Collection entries
· · · ·

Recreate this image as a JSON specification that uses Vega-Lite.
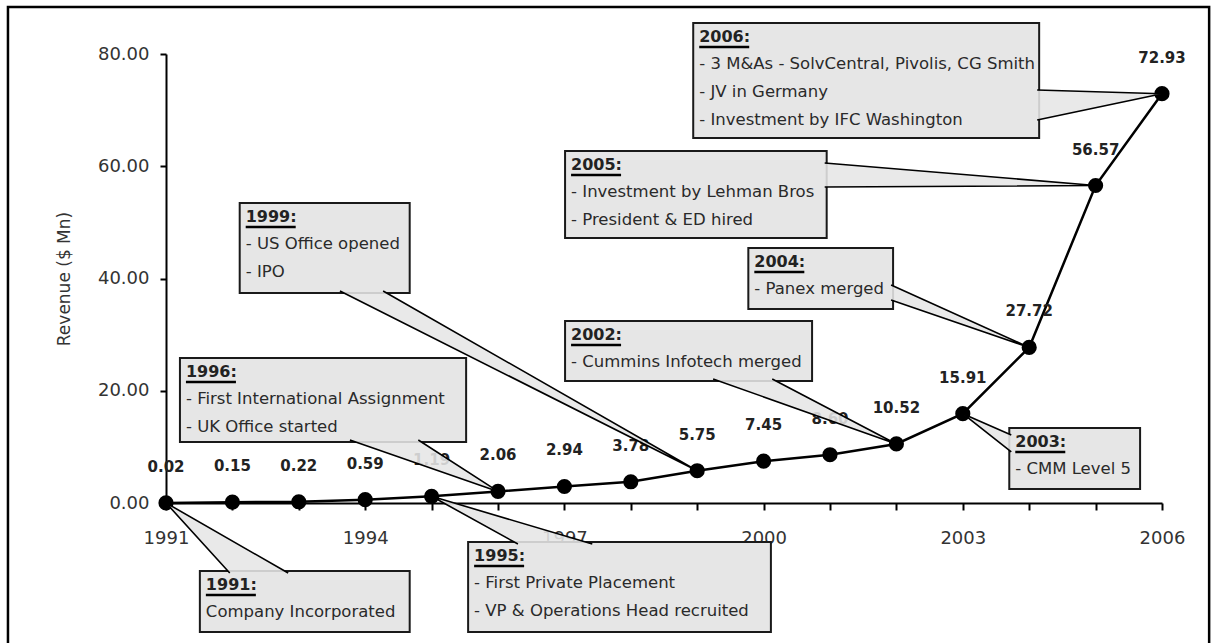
{
  "$schema": "https://vega.github.io/schema/vega-lite/v6.json",
  "width": 996,
  "height": 449,
  "autosize": {"type": "none"},
  "padding": {"left": 166, "top": 54, "right": 53, "bottom": 140},
  "background": "#ffffff",
  "config": {"view": {"stroke": null}, "font": "DejaVu Sans"},
  "datasets": {
    "revenue": [
      {"year": 1991, "revenue": 0.02},
      {"year": 1992, "revenue": 0.15},
      {"year": 1993, "revenue": 0.22},
      {"year": 1994, "revenue": 0.59},
      {"year": 1995, "revenue": 1.19},
      {"year": 1996, "revenue": 2.06},
      {"year": 1997, "revenue": 2.94},
      {"year": 1998, "revenue": 3.78},
      {"year": 1999, "revenue": 5.75},
      {"year": 2000, "revenue": 7.45},
      {"year": 2001, "revenue": 8.60},
      {"year": 2002, "revenue": 10.52},
      {"year": 2003, "revenue": 15.91},
      {"year": 2004, "revenue": 27.72},
      {"year": 2005, "revenue": 56.57},
      {"year": 2006, "revenue": 72.93}
    ],
    "frame": [
      {"fx1": 1988.62, "fx2": 2006.71, "fy1": 88.37, "fy2": -28}
    ],
    "boxes": [
      {"id": "2006", "x1": 1998.94, "x2": 2004.15, "yt": 85.52, "yb": 65.03, "title": "2006:", "body": "- 3 M&As - SolvCentral, Pivolis, CG Smith\n- JV in Germany\n- Investment by IFC Washington"},
      {"id": "2005", "x1": 1997.01, "x2": 2000.95, "yt": 62.72, "yb": 47.22, "title": "2005:", "body": "- Investment by Lehman Bros\n- President & ED hired"},
      {"id": "2004", "x1": 1999.77, "x2": 2001.95, "yt": 45.43, "yb": 34.57, "title": "2004:", "body": "- Panex merged"},
      {"id": "2002", "x1": 1997.01, "x2": 2000.73, "yt": 32.43, "yb": 21.74, "title": "2002:", "body": "- Cummins Infotech merged"},
      {"id": "1999", "x1": 1992.11, "x2": 1994.67, "yt": 53.45, "yb": 37.42, "title": "1999:", "body": "- US Office opened\n- IPO"},
      {"id": "1996", "x1": 1991.21, "x2": 1995.52, "yt": 25.84, "yb": 10.87, "title": "1996:", "body": "- First International Assignment\n- UK Office started"},
      {"id": "1991", "x1": 1991.51, "x2": 1994.67, "yt": -12.12, "yb": -22.98, "title": "1991:", "body": "Company Incorporated"},
      {"id": "1995", "x1": 1995.55, "x2": 2000.11, "yt": -6.95, "yb": -22.98, "title": "1995:", "body": "- First Private Placement\n- VP & Operations Head recruited"},
      {"id": "2003", "x1": 2003.70, "x2": 2005.67, "yt": 13.36, "yb": 2.49, "title": "2003:", "body": "- CMM Level 5"}
    ],
    "wedges": [
      {"id": "2006", "ord": 1, "wx": 2004.12, "wy": 73.59},
      {"id": "2006", "ord": 2, "wx": 2006, "wy": 72.93},
      {"id": "2006", "ord": 3, "wx": 2004.12, "wy": 68.24},
      {"id": "2005", "ord": 1, "wx": 2000.92, "wy": 60.58},
      {"id": "2005", "ord": 2, "wx": 2005, "wy": 56.57},
      {"id": "2005", "ord": 3, "wx": 2000.92, "wy": 56.30},
      {"id": "2004", "ord": 1, "wx": 2001.92, "wy": 38.84},
      {"id": "2004", "ord": 2, "wx": 2004, "wy": 27.72},
      {"id": "2004", "ord": 3, "wx": 2001.92, "wy": 36.17},
      {"id": "2002", "ord": 1, "wx": 1999.24, "wy": 22.10},
      {"id": "2002", "ord": 2, "wx": 2002, "wy": 10.52},
      {"id": "2002", "ord": 3, "wx": 2000.13, "wy": 22.10},
      {"id": "1999", "ord": 1, "wx": 1993.62, "wy": 37.78},
      {"id": "1999", "ord": 2, "wx": 1999, "wy": 5.75},
      {"id": "1999", "ord": 3, "wx": 1994.27, "wy": 37.78},
      {"id": "1996", "ord": 1, "wx": 1993.77, "wy": 11.23},
      {"id": "1996", "ord": 2, "wx": 1996, "wy": 2.06},
      {"id": "1996", "ord": 3, "wx": 1994.80, "wy": 11.23},
      {"id": "1991", "ord": 1, "wx": 1991.96, "wy": -12.48},
      {"id": "1991", "ord": 2, "wx": 1991, "wy": 0.02},
      {"id": "1991", "ord": 3, "wx": 1992.84, "wy": -12.48},
      {"id": "1995", "ord": 1, "wx": 1996.30, "wy": -7.31},
      {"id": "1995", "ord": 2, "wx": 1995, "wy": 1.19},
      {"id": "1995", "ord": 3, "wx": 1997.42, "wy": -7.31},
      {"id": "2003", "ord": 1, "wx": 2003.73, "wy": 12.12},
      {"id": "2003", "ord": 2, "wx": 2003, "wy": 15.91},
      {"id": "2003", "ord": 3, "wx": 2003.73, "wy": 9.09}
    ]
  },
  "layer": [
    {
      "data": {"name": "revenue"},
      "mark": {"type": "line", "color": "#000000", "strokeWidth": 2.5},
      "encoding": {
        "x": {
          "field": "year", "type": "quantitative",
          "scale": {"domain": [1991, 2006], "nice": false, "zero": false},
          "axis": {
            "title": null, "values": [1991,1992,1993,1994,1995,1996,1997,1998,1999,2000,2001,2002,2003,2004,2005,2006],
            "format": "d", "labelExpr": "(datum.value - 1991) % 3 === 0 ? datum.label : ''",
            "labelFont": "DejaVu Sans", "labelFontSize": 18, "labelColor": "#333333",
            "labelPadding": 19, "labelFlush": false, "labelOverlap": false,
            "domainColor": "#000000", "domainWidth": 2, "tickColor": "#000000", "tickWidth": 2, "tickSize": 7,
            "grid": false
          }
        },
        "y": {
          "field": "revenue", "type": "quantitative",
          "scale": {"domain": [0, 80], "nice": false, "zero": false},
          "axis": {
            "title": "Revenue ($ Mn)", "titleFont": "DejaVu Sans", "titleFontSize": 17, "titleFontWeight": "normal",
            "titleColor": "#333333", "titlePadding": 24,
            "values": [0, 20, 40, 60, 80], "format": ".2f",
            "labelFont": "DejaVu Sans", "labelFontSize": 18, "labelColor": "#333333", "labelPadding": 11,
            "domainColor": "#000000", "domainWidth": 2, "tickColor": "#000000", "tickWidth": 2, "tickSize": 6,
            "grid": false
          }
        }
      }
    },
    {
      "data": {"name": "frame"},
      "mark": {"type": "rect", "fill": null, "fillOpacity": 0, "stroke": "#000000", "strokeWidth": 2.5, "clip": false},
      "encoding": {
        "x": {"field": "fx1", "type": "quantitative"},
        "x2": {"field": "fx2"},
        "y": {"field": "fy1", "type": "quantitative"},
        "y2": {"field": "fy2"}
      }
    },
    {
      "data": {"name": "revenue"},
      "mark": {"type": "point", "filled": true, "color": "#000000", "size": 230, "opacity": 1},
      "encoding": {
        "x": {"field": "year", "type": "quantitative"},
        "y": {"field": "revenue", "type": "quantitative"}
      }
    },
    {
      "data": {"name": "revenue"},
      "mark": {"type": "text", "font": "DejaVu Sans", "fontSize": 15, "fontWeight": "bold", "color": "#222222", "dy": -36, "align": "center", "baseline": "middle"},
      "encoding": {
        "x": {"field": "year", "type": "quantitative"},
        "y": {"field": "revenue", "type": "quantitative"},
        "text": {"field": "revenue", "type": "quantitative", "format": ".2f"}
      }
    },
    {
      "data": {"name": "boxes"},
      "mark": {"type": "rect", "fill": "#e6e6e6", "stroke": "#1a1a1a", "strokeWidth": 2, "clip": false},
      "encoding": {
        "x": {"field": "x1", "type": "quantitative"},
        "x2": {"field": "x2"},
        "y": {"field": "yt", "type": "quantitative"},
        "y2": {"field": "yb"}
      }
    },
    {
      "data": {"name": "wedges"},
      "mark": {"type": "line", "fill": "#e6e6e6", "fillOpacity": 0.88, "stroke": "#000000", "strokeWidth": 1.6, "clip": false},
      "encoding": {
        "x": {"field": "wx", "type": "quantitative"},
        "y": {"field": "wy", "type": "quantitative"},
        "detail": {"field": "id", "type": "nominal"},
        "order": {"field": "ord", "type": "quantitative"}
      }
    },
    {
      "data": {"name": "boxes"},
      "mark": {"type": "text", "font": "DejaVu Sans", "fontSize": 16, "fontWeight": "bold", "color": "#222222", "align": "left", "baseline": "middle", "dx": 6, "dy": 14},
      "encoding": {
        "x": {"field": "x1", "type": "quantitative"},
        "y": {"field": "yt", "type": "quantitative"},
        "text": {"field": "title", "type": "nominal"}
      }
    },
    {
      "data": {"name": "boxes"},
      "mark": {"type": "rule", "color": "#000000", "strokeWidth": 2.5, "xOffset": 6, "x2Offset": 56, "yOffset": 24, "y2Offset": 24},
      "encoding": {
        "x": {"field": "x1", "type": "quantitative"},
        "x2": {"field": "x1"},
        "y": {"field": "yt", "type": "quantitative"},
        "y2": {"field": "yt"}
      }
    },
    {
      "data": {"name": "boxes"},
      "mark": {"type": "text", "font": "DejaVu Sans", "fontSize": 16.5, "color": "#2a2a2a", "align": "left", "baseline": "top", "dx": 6, "dy": 33, "lineBreak": "\n", "lineHeight": 28},
      "encoding": {
        "x": {"field": "x1", "type": "quantitative"},
        "y": {"field": "yt", "type": "quantitative"},
        "text": {"field": "body", "type": "nominal"}
      }
    }
  ]
}
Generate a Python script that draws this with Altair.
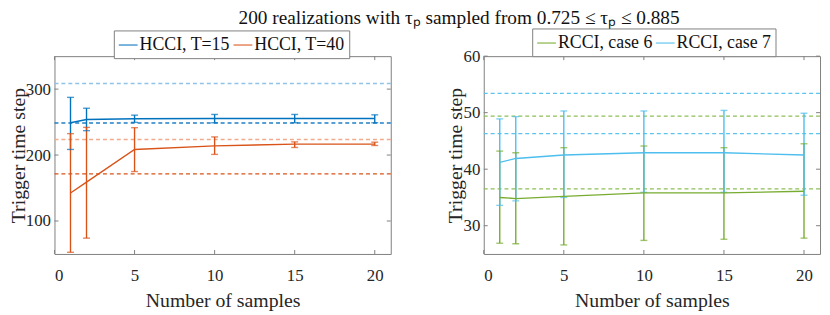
import altair as alt
import pandas as pd

# ---------------- data ----------------
samples = [1, 2, 5, 10, 15, 20]

# left panel: HCCI
hcci15_mean = [249, 254, 255, 255.5, 255.5, 255.5]
hcci15_lo = [208.5, 237, 249.6, 249, 249, 249]
hcci15_hi = [287.5, 271, 260.5, 261.6, 261.6, 261]
hcci40_mean = [142.5, 159, 208.5, 214, 216.5, 216.5]
hcci40_lo = [52.5, 74, 175, 201, 211.5, 214.5]
hcci40_hi = [232.5, 242, 241.5, 227.5, 220, 219.5]
hcci15_ref = [308.5, 248.6]
hcci40_ref = [223.6, 171.5]

# right panel: RCCI
case6_mean = [35.0, 34.8, 35.2, 35.8, 35.8, 36.1]
case6_lo = [26.9, 26.8, 26.6, 27.4, 27.6, 27.8]
case6_hi = [43.2, 42.9, 43.8, 44.1, 43.8, 44.5]
case7_mean = [41.2, 41.9, 42.5, 42.9, 42.9, 42.5]
case7_lo = [33.6, 34.4, 35.0, 35.9, 35.9, 35.4]
case7_hi = [48.9, 49.3, 50.3, 50.3, 50.4, 49.9]
case6_ref = [49.4, 36.5]
case7_ref = [53.4, 46.3]

x_ticks = [0, 5, 10, 15, 20]
left_y_ticks = [100, 200, 300]
right_y_ticks = [30, 40, 50, 60]

names_left = ["HCCI, T=15", "HCCI, T=40"]
names_right = ["RCCI, case 6", "RCCI, case 7"]

BLUE, ORANGE, GREEN, LBLUE = "#0072BD", "#D95319", "#77AC30", "#4DBEEE"
FONT = "Liberation Serif"
W, H = 340, 200
XT = "Number of samples"
YT = "Trigger time step"


def series_df(name, mean, lo, hi):
    return pd.DataFrame({"series": name, "x": samples, "mean": mean, "lo": lo, "hi": hi})


def panel(names, colors, means, los, his, refs, ref_colors, ydomain, yticks, lx, ly):
    df = pd.concat([series_df(n, m, l, h) for n, m, l, h in zip(names, means, los, his)])
    cscale = alt.Scale(domain=names, range=colors)
    color = alt.Color(
        "series:N",
        scale=cscale,
        legend=alt.Legend(
            title=None, orient="none", legendX=lx, legendY=ly, direction="horizontal",
            symbolType="stroke", symbolSize=361, symbolStrokeWidth=1.5,
            labelFont=FONT, labelFontSize=18, labelColor="#111", labelOffset=1,
            columnPadding=0, strokeColor="#808080", fillColor="white", padding=4,
            cornerRadius=0,
        ),
    )
    xs = alt.Scale(domain=[0, 21], nice=False)
    ys = alt.Scale(domain=ydomain, nice=False, zero=False)
    xax = alt.Axis(values=x_ticks, labelPadding=14, titlePadding=7)
    yax = alt.Axis(values=yticks, labelPadding=4, titlePadding=-3)
    X = alt.X("x:Q", scale=xs, axis=xax, title=XT)
    base = alt.Chart(df)
    line = base.mark_line(strokeWidth=1.4).encode(x=X, y=alt.Y("mean:Q", scale=ys, axis=yax, title=YT), color=color)
    bars = base.mark_rule(strokeWidth=1.4).encode(
        x=X, y=alt.Y("lo:Q", scale=ys, axis=yax, title=YT), y2=alt.Y2("hi:Q", title=YT), color=color)
    cap_lo = base.mark_tick(orient="horizontal", size=7, thickness=1.4).encode(
        x=X, y=alt.Y("lo:Q", scale=ys, axis=yax, title=YT), color=color)
    cap_hi = base.mark_tick(orient="horizontal", size=7, thickness=1.4).encode(
        x=X, y=alt.Y("hi:Q", scale=ys, axis=yax, title=YT), color=color)

    layers = []
    for vals, cols in zip(refs, ref_colors):
        for v, col in zip(vals, cols):
            layers.append(
                alt.Chart(pd.DataFrame({"v": [v]})).mark_rule(
                    strokeDash=[4, 3], strokeWidth=1.3, color=col
                ).encode(y=alt.Y("v:Q", scale=ys, axis=yax, title=YT))
            )
    # inward tick marks (MATLAB style)
    ytk = alt.Chart(pd.DataFrame({"v": yticks}))
    xtk = alt.Chart(pd.DataFrame({"v": x_ticks}))
    tick_style = dict(color="#808080", strokeWidth=1)
    layers += [
        ytk.mark_rule(**tick_style).encode(y=alt.Y("v:Q", scale=ys, axis=yax, title=YT), x=alt.value(0), x2=alt.value(4)),
        ytk.mark_rule(**tick_style).encode(y=alt.Y("v:Q", scale=ys, axis=yax, title=YT), x=alt.value(W), x2=alt.value(W - 4)),
        xtk.mark_rule(**tick_style).encode(x=alt.X("v:Q", scale=xs, axis=xax, title=XT), y=alt.value(H), y2=alt.value(H - 4)),
        xtk.mark_rule(**tick_style).encode(x=alt.X("v:Q", scale=xs, axis=xax, title=XT), y=alt.value(0), y2=alt.value(4)),
    ]
    layers += [bars, cap_lo, cap_hi, line]
    return alt.layer(*layers).properties(width=W, height=H)


left = panel(
    names_left, [BLUE, ORANGE],
    [hcci15_mean, hcci40_mean], [hcci15_lo, hcci40_lo], [hcci15_hi, hcci40_hi],
    [hcci15_ref, hcci40_ref], [("#8EC3EA", "#1F7FC6"), ("#F2AA8C", "#D95319")],
    [50, 350], left_y_ticks, 60, -26,
)
right = panel(
    names_right, [GREEN, LBLUE],
    [case6_mean, case7_mean], [case6_lo, case7_lo], [case6_hi, case7_hi],
    [case6_ref, case7_ref], [("#8DBE55", "#8DBE55"), ("#5CC3EE", "#5CC3EE")],
    [25, 60], right_y_ticks, 49, -28,
)

chart = (
    alt.hconcat(left, right, spacing=53)
    .resolve_scale(color="independent", y="independent")
    .resolve_legend(color="independent")
    .properties(
        title=alt.TitleParams(
            "200 realizations with τₚ sampled from 0.725 ≤ τₚ ≤ 0.885",
            font=FONT, fontSize=19.5, fontWeight="normal", color="#111",
            anchor="middle", dx=45, offset=-1,
        ),
        padding={"left": 0, "top": -2, "right": 0, "bottom": 0},
    )
    .configure_view(stroke="#808080", strokeWidth=1)
    .configure_axis(
        domain=False, ticks=False, grid=False,
        labelFont=FONT, labelFontSize=17, labelColor="#262626",
        titleFont=FONT, titleFontSize=20, titleFontWeight="normal", titleColor="#262626",
    )
)

chart.save("out.html", embed_options={"renderer": "svg", "actions": False})
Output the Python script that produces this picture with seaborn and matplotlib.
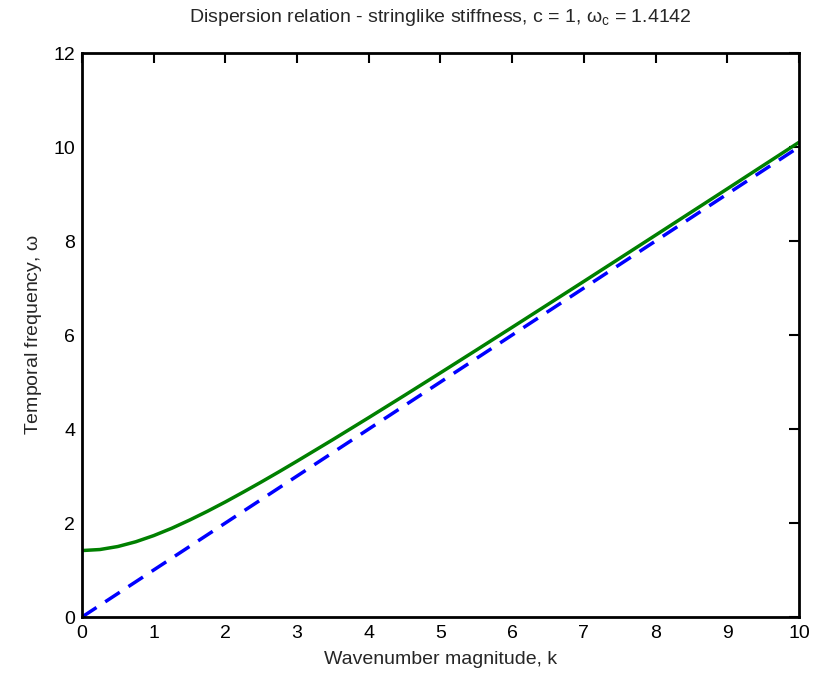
import matplotlib
matplotlib.use("Agg")
import matplotlib.pyplot as plt
import seaborn as sns
import pandas as pd

# values
wavenumber = [0.0, 0.25, 0.5, 0.75, 1.0, 1.25, 1.5, 1.75, 2.0, 2.25, 2.5, 2.75,
              3.0, 3.5, 4.0, 4.5, 5.0, 5.5, 6.0, 6.5, 7.0, 7.5, 8.0, 8.5,
              9.0, 9.5, 10.0]
omega_stiff = [1.414, 1.436, 1.500, 1.601, 1.732, 1.887, 2.062, 2.250, 2.449, 2.658,
               2.872, 3.092, 3.317, 3.775, 4.243, 4.717, 5.196, 5.679, 6.164, 6.652,
               7.141, 7.632, 8.124, 8.617, 9.110, 9.605, 10.100]
omega_ideal = [0.0, 0.25, 0.5, 0.75, 1.0, 1.25, 1.5, 1.75, 2.0, 2.25, 2.5, 2.75,
               3.0, 3.5, 4.0, 4.5, 5.0, 5.5, 6.0, 6.5, 7.0, 7.5, 8.0, 8.5,
               9.0, 9.5, 10.0]
x_ticks = [0, 1, 2, 3, 4, 5, 6, 7, 8, 9, 10]
y_ticks = [0, 2, 4, 6, 8, 10, 12]

sns.set_style('white')
plt.rcParams['font.family'] = ['Liberation Sans', 'DejaVu Sans']
plt.rcParams['mathtext.fontset'] = 'custom'
plt.rcParams['mathtext.rm'] = 'Liberation Sans'
plt.rcParams['mathtext.it'] = 'Liberation Sans'
plt.rcParams['font.size'] = 14

df = pd.DataFrame({'k': wavenumber, 'stiff': omega_stiff, 'ideal': omega_ideal})

fig = plt.figure(figsize=(8.15, 6.77), dpi=100)
ax = fig.add_axes([0.1006, 0.0886, 0.8797, 0.8331])

sns.lineplot(data=df, x='k', y='stiff', ax=ax, color='#008000', linewidth=2.5)
sns.lineplot(data=df, x='k', y='ideal', ax=ax, color='#0000ff', linewidth=2.5,
             linestyle=(0, (5, 3)))

ax.set_xlim(0, 10)
ax.set_ylim(0, 12)
ax.set_xticks(x_ticks)
ax.set_yticks(y_ticks)
ax.tick_params(direction='in', length=7, width=1.5, top=True, right=True,
               labelsize=14, colors='black', pad=6)
ax.tick_params(axis='y', pad=5)
for sp in ax.spines.values():
    sp.set_visible(True)
    sp.set_color('black')
    sp.set_linewidth(2)

ax.set_xlabel('Wavenumber magnitude, k', fontsize=14, labelpad=6)
ax.set_ylabel(r'Temporal frequency, $\omega$', fontsize=14, labelpad=7)
ax.set_title(r'Dispersion relation - stringlike stiffness, c = 1, $\omega_c$ = 1.4142',
             fontsize=14, pad=22)

fig.savefig('out.png', dpi=100)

· · · ·

Work instructions> Your first line is the one with "Generate a Python", and your last is the one with "hcci40_ref = [223.6, 171.5]". Copy those and every line between them exactly, without any pictures.

Exercise result>
Generate a Python script that draws this with Altair.
import altair as alt
import pandas as pd

# ---------------- data ----------------
samples = [1, 2, 5, 10, 15, 20]

# left panel: HCCI
hcci15_mean = [249, 254, 255, 255.5, 255.5, 255.5]
hcci15_lo = [208.5, 237, 249.6, 249, 249, 249]
hcci15_hi = [287.5, 271, 260.5, 261.6, 261.6, 261]
hcci40_mean = [142.5, 159, 208.5, 214, 216.5, 216.5]
hcci40_lo = [52.5, 74, 175, 201, 211.5, 214.5]
hcci40_hi = [232.5, 242, 241.5, 227.5, 220, 219.5]
hcci15_ref = [308.5, 248.6]
hcci40_ref = [223.6, 171.5]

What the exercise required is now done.